Her love of books had started with her father reading her bedside stories from Persian and Iranian epics as well as from all around the world. “Like him,” she recognized, “I was very ‘promiscuous’ when it came to authors and never asked myself where they came from. Over the years and through circumstances, they became my home and that home was in my mind.”

Q: “There are many kinds of books. What is the first thing you’re looking for in a book?”

Nafisi: “The best achievement of man is to exalt what is unique in us and to join the ‘society of mankind,’ as Primo Levi remarked. America’s values start with Huckleberry Finn who refuses to abandon and give away his friend Jim, the runaway slave. He faces hell and knows it, but he chooses hell rather than separate from his friend.”

Q: “What’s happening in Iran has no equivalent in the US, but what is your take on the politically correct current in America?”

Nafisi: “There are things in America that are very troubling these days. Everything is so politicized that there is no space anymore for discussions and exchanges. Nowadays, it would seem to me that literature ought to be guided by the respect of conventions, but these are reduced to ‘don’t’: Don’t touch this—women—don’t touch that—Muslims—and when you hear here in the US some people in the academic world calling Austen, Nabokov, or Fitzgerald reactionaries, you know that they do not understand what fiction is about. It’s not about moral diktats; it’s about curiosity.”

Q: “The word ‘curiosity’ is vague. Could you give us a few examples?”

Nafisi: “What moves us, writers and readers, is curiosity: I do not know, but I want to know. The very first book I always use in my literary discussions is Alice in Wonderland, which is all about learning from wanting to go further to discover what’s beyond. . . . Literature is the exact opposite of political correctness; it is irreverent, playful, and questioning. It’s a protest against cruelty that comes from blindness, the very essence of Austen’s and Fielding’s novels. The worst people are people who do not see it and do not want to know.”

Hoping to corroborate Nafisi’s remarks, a man in the room provided this anecdote: “In 1963, William Shirer, the renowned author of The Rise and Fall of the Third Reich, was asked in an interview, ‘Could America become fascist?’ ‘Yes, of course,’ he replied, ‘but it would be done democratically.’”

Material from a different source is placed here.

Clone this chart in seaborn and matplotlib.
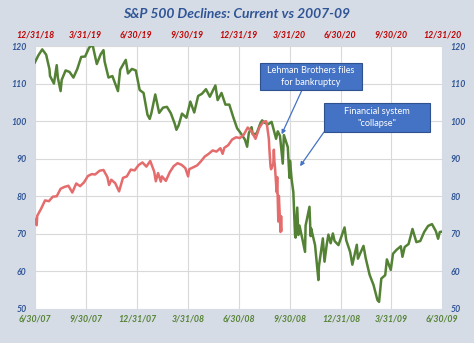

After a pause and with some thought, Nafisi confessed, “It’s a question I often ask myself.”

In conclusion, she added this word of caution: “At a time of great loneliness, when we go through dark times, we should remember the values of great literature and how fragile they are. If we don’t pay attention and care, they will wither and die. When Czesław Miłosz, Arthur Miller, Saul Bellow, and Susan Sontag died, what did we do? We should have gone out on the streets, met in libraries, and celebrated them by rereading them and discussing them.”